Sans aucun doute, nous sommes dans le “siècle de Hugo”, de notre écrivain national, de notre humaniste, de notre prince des poètes, de ce talent tumultueux qui assure également un empire incontestable sur les esprits des intellectuels, et, accessoirement, ce qui fait tout le piment de la gloire de l'esprit français, sur les fesses des dames. Bien que fait diantrement cocu par son ami, l'horrible Sainte-Beuve (au sens propre : il était très laid), Hugo n'en est pas moins notre prince et il trouve tout le bonheur qu'il méritait en trouvant sa Drouet. Léon Daudet, qui vécut très proche de la famille Hugo sur la fin du grand poète, trace le portrait superbe et savoureux de notre grand poète : «Victor Hugo était beau, avec une face fière, des yeux bleus profonds, un vaste front, des cheveux châtains qui ondulaient, un port de taille élégant, des mains fines, des pieds cambrés. Homme de lettres né, il vivait, par l'imagination et les métaphores d'une double vie, prosaïque et prosodique, qu'allumait, qu'incendiait un constant désir du corps féminin, de la voix de la femme, de la flatterie féminine. Ami des contrastes faciles, il prétendait séduire à la fois la princesse, la bourgeoise, la servante. L'ambition politique lui était venue, par l'exemple de Lamartine, ainsi que le goût de l'acclamation populaire, succédant aux applaudissements de théâtre. Ici combattu, là encensé, il se voyait sur cette terre une mission géniale et infinie, aux contours indéterminés de prédicant humanitaire et de vengeur de torts.» (2)

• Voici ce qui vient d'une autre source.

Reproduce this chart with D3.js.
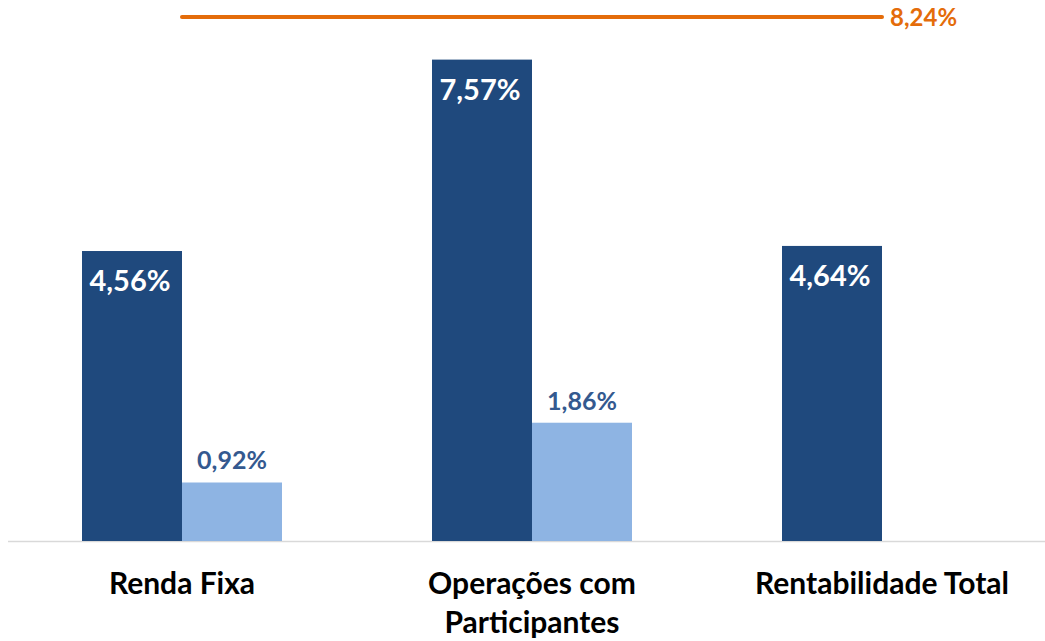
<!DOCTYPE html>
<html>
<head>
<meta charset="utf-8">
<script src="https://cdn.jsdelivr.net/npm/d3@7"></script>
<style>
  html, body { margin: 0; padding: 0; background: #fff; }
  svg { display: block; }
  text { font-family: Lato, "Open Sans", sans-serif; font-weight: 700; }
</style>
</head>
<body>
<svg id="chart" width="1045" height="641"></svg>
<script>
const categories = [["Renda Fixa"], ["Operações com", "Participantes"], ["Rentabilidade Total"]];
const seriesNames = ["Série 1", "Série 2"];
const series1 = [4.56, 7.57, 4.64];
const series2 = [0.92, 1.86, null];
const lineValues = [8.24, 8.24, 8.24];
const lineLabel = "8,24%";

const fmt = v => v.toFixed(2).replace(".", ",") + "%";

const W = 1045, H = 641;
const svg = d3.select("#chart");

const catKeys = categories.map(c => c.join(" "));
const x0 = d3.scaleBand().domain(catKeys).range([7, 1057])
  .paddingInner(3 / 7).paddingOuter(3 / 14);
const x1 = d3.scaleBand().domain(seriesNames).range([0, x0.bandwidth()]);
const y = d3.scaleLinear().domain([0, 8.24]).range([541, 17]);

const colors = ["#1F497D", "#8EB4E3"];

// axis baseline
svg.append("line")
  .attr("x1", 8).attr("x2", W).attr("y1", y(0) + 0.5).attr("y2", y(0) + 0.5)
  .attr("stroke", "#D9D9D9").attr("stroke-width", 1.3);

const allSeries = [series1, series2];
allSeries.forEach((vals, si) => {
  const data = vals.map((v, i) => ({ v, cat: catKeys[i] })).filter(d => d.v != null);
  svg.append("g").selectAll("rect").data(data).join("rect")
    .attr("x", d => x0(d.cat) + x1(seriesNames[si]))
    .attr("width", x1.bandwidth())
    .attr("y", d => y(d.v))
    .attr("height", d => y(0) - y(d.v))
    .attr("fill", colors[si]);
});

// labels series 1 (inside, white)
svg.append("g").selectAll("text")
  .data(series1.map((v, i) => ({ v, cat: catKeys[i] })))
  .join("text")
  .attr("x", d => x0(d.cat) + x1(seriesNames[0]) + x1.bandwidth() / 2 - 2)
  .attr("y", d => y(d.v) + 40)
  .attr("text-anchor", "middle")
  .attr("fill", "#FFFFFF")
  .attr("font-size", 29)
  .text(d => fmt(d.v));

// labels series 2 (above)
svg.append("g").selectAll("text")
  .data(series2.map((v, i) => ({ v, cat: catKeys[i] })).filter(d => d.v != null))
  .join("text")
  .attr("x", d => x0(d.cat) + x1(seriesNames[1]) + x1.bandwidth() / 2)
  .attr("y", d => y(d.v) - 13)
  .attr("text-anchor", "middle")
  .attr("fill", "#34598F")
  .attr("font-size", 25)
  .text(d => fmt(d.v));

// orange line across category centers
const line = d3.line()
  .x((d, i) => x0(catKeys[i]) + x0.bandwidth() / 2)
  .y(d => y(d));
svg.append("path")
  .datum(lineValues)
  .attr("d", line)
  .attr("fill", "none")
  .attr("stroke", "#E46C0A")
  .attr("stroke-width", 4)
  .attr("stroke-linecap", "round");

svg.append("text")
  .attr("x", x0(catKeys[2]) + x0.bandwidth() / 2 + 8)
  .attr("y", y(lineValues[2]) + 9)
  .attr("fill", "#E46C0A")
  .attr("font-size", 24)
  .text(lineLabel);

// category labels
const cg = svg.append("g").selectAll("text")
  .data(categories.map((lines, i) => ({ lines, cat: catKeys[i] })))
  .join("text")
  .attr("text-anchor", "middle")
  .attr("fill", "#000")
  .attr("font-size", 30);
cg.each(function (d) {
  const t = d3.select(this);
  d.lines.forEach((ln, k) => {
    t.append("tspan")
      .attr("x", x0(d.cat) + x0.bandwidth() / 2)
      .attr("y", 594 + k * 39)
      .text(ln);
  });
});
</script>
</body>
</html>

C'est ainsi, en réalité, que va la politique en France. Entre Lamartine (qui eut pourtant des finesses significatives d'un bon politique), Hugo qui guettait l'acclamation populaire comme on goûte les applaudissements du parterre, et La Grande Duchesse de Gerolstein. C'est une période de grande futilité de l'esprit politique en France, épuisée par les aventures révolutionnaire et napoléonienne (Louis-Napoléon n'en fait pas partie). Bainville met bien en évidence que la seule politique sage de la période, c'est celle de Louis-Philippe, qui se garde de la Prusse, cultive la proximité de l'Autriche, refuse les aventures guerrières qui conduiraient à reformer la coalition européenne contre la France ; la tragédie est bien que cette sagesse est celle de la médiocrité, car ainsi est notre Louis-Philippe, notre roi-poire, sage et médiocre souverain. Par contre, 1848, Lamartine (non sans qu'il s'avise très vite des limites du courant politique, redisons-le), Louis-Napoléon, Hugo et la suite, — quel panache et quelle futilité ! Tocqueville, dans ses Souvenirs, sent bien cela. La façon qu'il décrit la racaille des faubourgs qui en prend à son aise sur le pavé parisien de février 1848, «cela donne à penser», comme dit Sainte-Beuve. Tocqueville a découvert la démocratie en Amérique et, depuis, les Américains encensent ce politologue qui a semblé leur dire, avec ses phrases d'une élégance si française, qu'ils avaient la clef du bonheur de l'humanité. Les universitaires américains n'ont pas toujours la subtilité qu'il faut. Ils n'ont pas vraiment compris Tocqueville. Celui qui l'a bien compris, c'est donc l'affreux Sainte-Beuve, toujours aussi laid, lorsqu'il écrit, en guise d'oraison funèbre à la mort de Tocqueville en 1859 : «Tocqueville m'a tout l'air de s'attacher à la démocratie comme Pascal à la Croix : en enrageant. C'est bien pour le talent, qui n'est qu'une belle lutte ; mais pour la vérité et la plénitude de conviction cela donne à penser.» (Bien entendu, et pour enfoncer le clou, nous conseillons au lecteur, en nuançant à peine la phrase de Sainte-Beuve, de mettre Amérique à la place de démocratie, et la citation fait encore mieux l'affaire. On a tout compris. On est au cœur du débat, et le débat qui concerne l'Amérique, certes, et encore plus, – la France en train de regarder l'Amérique.)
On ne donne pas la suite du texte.